Source code of charts:
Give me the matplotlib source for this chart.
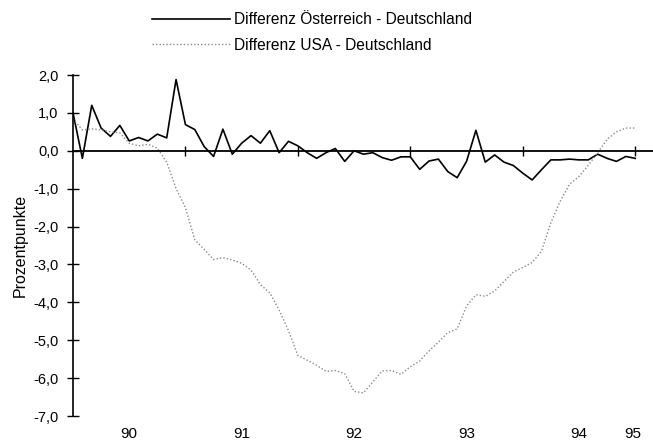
import numpy as np
import matplotlib.pyplot as plt

plt.rcParams['font.family'] = ['Liberation Sans', 'DejaVu Sans']

# monthly values, Jan 1990 .. Jan 1995 (month index 0..60)
austria = [1.0, -0.2, 1.2, 0.6, 0.38, 0.67, 0.26, 0.35, 0.26, 0.44,
           0.34, 1.88, 0.69, 0.56, 0.11, -0.15, 0.57, -0.09, 0.2, 0.4,
           0.2, 0.53, -0.05, 0.25, 0.13, -0.05, -0.2, -0.05, 0.06, -0.28,
           0.0, -0.09, -0.05, -0.18, -0.25, -0.16, -0.16, -0.49, -0.27, -0.22,
           -0.55, -0.71, -0.28, 0.54, -0.3, -0.11, -0.3, -0.39, -0.59, -0.77,
           -0.5, -0.24, -0.24, -0.22, -0.24, -0.24, -0.09, -0.2, -0.28, -0.15,
           -0.2]
usa = [0.85, 0.55, 0.58, 0.55, 0.5, 0.47, 0.2, 0.13, 0.17, 0.07,
       -0.3, -1.0, -1.5, -2.35, -2.6, -2.87, -2.82, -2.88, -2.97, -3.15,
       -3.53, -3.75, -4.2, -4.75, -5.4, -5.53, -5.66, -5.82, -5.8, -5.88,
       -6.35, -6.39, -6.1, -5.81, -5.8, -5.9, -5.7, -5.55, -5.28, -5.05,
       -4.8, -4.7, -4.1, -3.8, -3.84, -3.7, -3.45, -3.2, -3.08, -2.95,
       -2.65, -1.9, -1.33, -0.88, -0.68, -0.38, -0.05, 0.3, 0.5, 0.6,
       0.6]
months = np.arange(len(austria))

year_labels = ['90', '91', '92', '93', '94', '95']
label_pos = [6, 18, 30, 42, 54, 59.7]
year_ticks = [12, 24, 36, 48, 60]
y_ticks = [2, 1, 0, -1, -2, -3, -4, -5, -6, -7]
y_labels = ['2,0', '1,0', '0,0', '-1,0', '-2,0', '-3,0', '-4,0', '-5,0', '-6,0', '-7,0']

fig = plt.figure(figsize=(6.53, 4.41), dpi=100)
ax = fig.add_axes([73/653, 25/441, 580/653, 341/441])

ax.plot(months, austria, color='black', lw=1.2, label='Differenz Österreich - Deutschland')
ax.plot(months, usa, color='#8a8a8a', lw=1.0, ls=(0, (1, 1.5)), label='Differenz USA - Deutschland')

ax.set_xlim(0, 61.9)
ax.set_ylim(-7, 2)

for s in ['top', 'right']:
    ax.spines[s].set_visible(False)
ax.spines['bottom'].set_position(('data', 0))
ax.spines['bottom'].set_linewidth(1.3)
ax.spines['left'].set_linewidth(1.2)

ax.set_yticks(y_ticks)
ax.set_yticklabels(y_labels, fontsize=10.5)
ax.tick_params(axis='y', direction='inout', length=9, width=1, pad=6)

ax.set_xticks(year_ticks)
ax.set_xticklabels([])
ax.tick_params(axis='x', direction='inout', length=7, width=1)

for lab, p in zip(year_labels, label_pos):
    ax.text(p, -0.053, lab, transform=ax.get_xaxis_transform(),
            ha='center', va='center', fontsize=11)

ax.set_ylabel('Prozentpunkte', fontsize=11.5, labelpad=4)

fig.legend(loc='upper left', bbox_to_anchor=(152/653, 1 - 12/441), frameon=False,
           fontsize=11.2, handlelength=5.0, handletextpad=0.3, labelspacing=0.68,
           borderpad=0, borderaxespad=0)

fig.savefig('out.png', dpi=100)
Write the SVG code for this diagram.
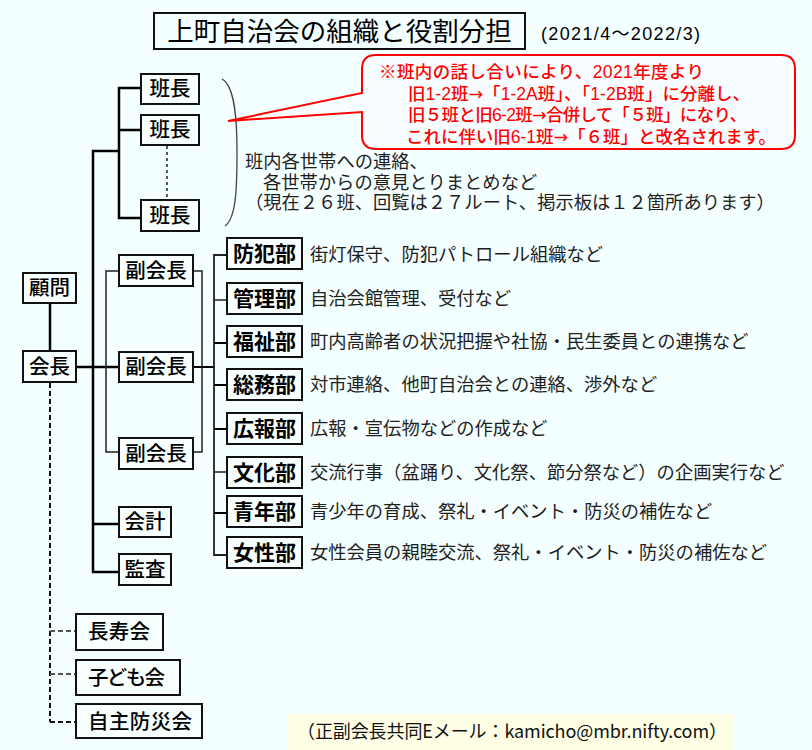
<svg xmlns="http://www.w3.org/2000/svg" width="812" height="750" viewBox="0 0 812 750">
<style>
.bg{fill:#F4FFFF}
.box{fill:#F8FFFF;stroke:#111;stroke-width:2}
.t{font-family:"Noto Sans CJK JP","Noto Sans",sans-serif;font-size:20.5px;fill:#000;text-anchor:middle;font-weight:500}
.td{font-family:"Noto Sans CJK JP","Noto Sans",sans-serif;font-size:21px;fill:#000;text-anchor:middle;font-weight:bold}
.tl{font-family:"Noto Sans CJK JP","Noto Sans",sans-serif;font-size:20.5px;fill:#000;font-weight:500}
.desc{font-family:"Liberation Serif","Noto Sans CJK JP",serif;font-size:18.3px;fill:#1e1e1e}
.red{font-family:"Liberation Sans","Noto Sans CJK JP",sans-serif;font-size:17.5px;fill:#F00;font-weight:500}
.arr{font-family:"DejaVu Sans",sans-serif}
.thick{stroke:#000;stroke-width:2.5;fill:none}
.thin{stroke:#222;stroke-width:1.5;fill:none}
.dash{stroke:#111;stroke-width:2;stroke-dasharray:5,3;fill:none}
.dashg{stroke:#555;stroke-width:2;stroke-dasharray:5,3;fill:none}
</style>
<rect class="bg" x="0" y="0" width="812" height="750"/>

<g id="title">
<rect x="154" y="13" width="371" height="36" fill="none" stroke="#111" stroke-width="2"/>
<text x="339.5" y="41" font-family="Noto Sans CJK JP,sans-serif" font-size="26.5" text-anchor="middle" fill="#000">上町自治会の組織と役割分担</text>
<text x="541" y="40" font-family="Liberation Sans,Noto Sans CJK JP,sans-serif" font-size="18" fill="#000" textLength="159" lengthAdjust="spacing">(2021/4～2022/3)</text>
</g>

<g id="connectors">
<path class="thick" d="M141,88 H119 V218 H141 M119,130 H141 M119,151 H93 V572 H119 M93,524 H119"/>
<path d="M167,146 V200" stroke="#222" stroke-width="1.5" stroke-dasharray="3,3" fill="none"/>
<path class="thick" d="M50,303 V351"/>
<path class="thick" d="M76,367 H119"/>
<path class="thin" d="M119,271 H106 V452 H119"/>
<path class="thin" d="M193,271 H202 V452 H193"/>
<path class="thick" d="M193,367 H214" style="stroke-width:2"/>
<path class="thin" d="M227,255 H214 V555 H227" style="stroke-width:1.8"/>
<path class="thin" d="M214,300 H227 M214,472 H227"/>
<path class="thick" d="M214,343 H227 M214,385 H227 M214,429 H227 M214,513 H227" style="stroke-width:2.2"/>
<path class="dash" d="M50,383 V722"/>
<path class="dashg" d="M50,631 H76 M50,674 H76"/>
<path class="dash" d="M50,722 H76"/>
<path d="M222,79 C235,86 237,120 237,152 C237,190 236,218 225,226" fill="none" stroke="#444" stroke-width="1.3"/>
</g>

<g id="callout">
<path d="M376,55 H781 Q795,55 795,69 V135 Q795,149 781,149 H376 Q362,149 362,135 V112 L228,121 L362,93 V69 Q362,55 376,55 Z" fill="#F8FEFF" stroke="#F00" stroke-width="2"/>
<text class="red" x="379" y="78" textLength="325" lengthAdjust="spacing">※班内の話し合いにより、2021年度より</text>
<text class="red" x="408" y="100" textLength="342" lengthAdjust="spacing">旧1-2班<tspan class="arr">→</tspan>「1-2A班」、「1-2B班」に分離し、</text>
<text class="red" x="408" y="121" textLength="339" lengthAdjust="spacing">旧５班と旧6-2班<tspan class="arr">→</tspan>合併して「５班」になり、</text>
<text class="red" x="406" y="143" textLength="370" lengthAdjust="spacing">これに伴い旧6-1班<tspan class="arr">→</tspan>「６班」と改名されます。</text>
</g>

<g id="hancho-note">
<text class="desc" x="245" y="168">班内各世帯への連絡、</text>
<text class="desc" x="263" y="188.5">各世帯からの意見とりまとめなど</text>
<text class="desc" x="245" y="209">（現在２６班、回覧は２７ルート、掲示板は１２箇所あります）</text>
</g>

<g id="hancho1"><rect class="box" x="141" y="74" width="58" height="30"/><text class="t" x="170" y="96">班長</text></g>
<g id="hancho2"><rect class="box" x="141" y="115" width="58" height="30"/><text class="t" x="170" y="137">班長</text></g>
<g id="hancho3"><rect class="box" x="141" y="200" width="58" height="31"/><text class="t" x="170" y="223">班長</text></g>

<g id="komon"><rect class="box" x="23" y="273" width="53" height="30"/><text class="t" x="49.5" y="295">顧問</text></g>
<g id="kaicho"><rect class="box" x="23" y="351" width="53" height="31"/><text class="t" x="49.5" y="374">会長</text></g>

<g id="fuku1"><rect class="box" x="119" y="255" width="74" height="31"/><text class="t" x="156" y="278">副会長</text></g>
<g id="fuku2"><rect class="box" x="119" y="352" width="74" height="30"/><text class="t" x="156" y="374">副会長</text></g>
<g id="fuku3"><rect class="box" x="119" y="438" width="74" height="31"/><text class="t" x="156" y="461">副会長</text></g>

<g id="kaikei"><rect class="box" x="119" y="507" width="52" height="30"/><text class="t" x="145" y="529">会計</text></g>
<g id="kansa"><rect class="box" x="119" y="554" width="52" height="31"/><text class="t" x="145" y="577">監査</text></g>

<g id="bohan"><rect class="box" x="227" y="238" width="75" height="31"/><text class="td" x="264.5" y="261">防犯部</text><text class="desc" x="310" y="261">街灯保守、防犯パトロール組織など</text></g>
<g id="kanri"><rect class="box" x="227" y="283" width="75" height="31"/><text class="td" x="264.5" y="306">管理部</text><text class="desc" x="310" y="305">自治会館管理、受付など</text></g>
<g id="fukushi"><rect class="box" x="227" y="326" width="75" height="31"/><text class="td" x="264.5" y="349">福祉部</text><text class="desc" x="310" y="348">町内高齢者の状況把握や社協・民生委員との連携など</text></g>
<g id="somu"><rect class="box" x="227" y="369" width="75" height="31"/><text class="td" x="264.5" y="392">総務部</text><text class="desc" x="310" y="391">対市連絡、他町自治会との連絡、渉外など</text></g>
<g id="koho"><rect class="box" x="227" y="413" width="75" height="31"/><text class="td" x="264.5" y="436">広報部</text><text class="desc" x="310" y="435">広報・宣伝物などの作成など</text></g>
<g id="bunka"><rect class="box" x="227" y="457" width="75" height="31"/><text class="td" x="264.5" y="480">文化部</text><text class="desc" x="310" y="479">交流行事（盆踊り、文化祭、節分祭など）の企画実行など</text></g>
<g id="seinen"><rect class="box" x="227" y="496" width="75" height="31"/><text class="td" x="264.5" y="519">青年部</text><text class="desc" x="310" y="518">青少年の育成、祭礼・イベント・防災の補佐など</text></g>
<g id="josei"><rect class="box" x="227" y="537" width="75" height="31"/><text class="td" x="264.5" y="560">女性部</text><text class="desc" x="310" y="559">女性会員の親睦交流、祭礼・イベント・防災の補佐など</text></g>

<g id="chojukai"><rect class="box" x="76" y="614" width="87" height="36"/><text class="tl" x="88" y="639" textLength="62" lengthAdjust="spacing">長寿会</text></g>
<g id="kodomokai"><rect class="box" x="76" y="660" width="104" height="35"/><text class="tl" x="88" y="685" textLength="77" lengthAdjust="spacing">子ども会</text></g>
<g id="bosaikai"><rect class="box" x="76" y="704" width="126" height="34"/><text class="tl" x="88" y="729" textLength="104" lengthAdjust="spacing">自主防災会</text></g>

<g id="email">
<rect x="288" y="714" width="445" height="36" fill="#FFFFE6"/>
<text x="297" y="738" font-family="Noto Sans CJK JP,sans-serif" font-size="18" fill="#111" textLength="430" lengthAdjust="spacing">（正副会長共同Eメール：kamicho@mbr.nifty.com）</text>
</g>
</svg>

Given instruction: Every line from the start of the listing above through the line with "plt.rcParams['font.family'] = ['Liberation" should be repeated exactly; skip the pictures and add nothing else.

Solution to the exercise:
Give me the matplotlib source for this chart.
import numpy as np
import matplotlib.pyplot as plt

plt.rcParams['font.family'] = ['Liberation Sans', 'DejaVu Sans']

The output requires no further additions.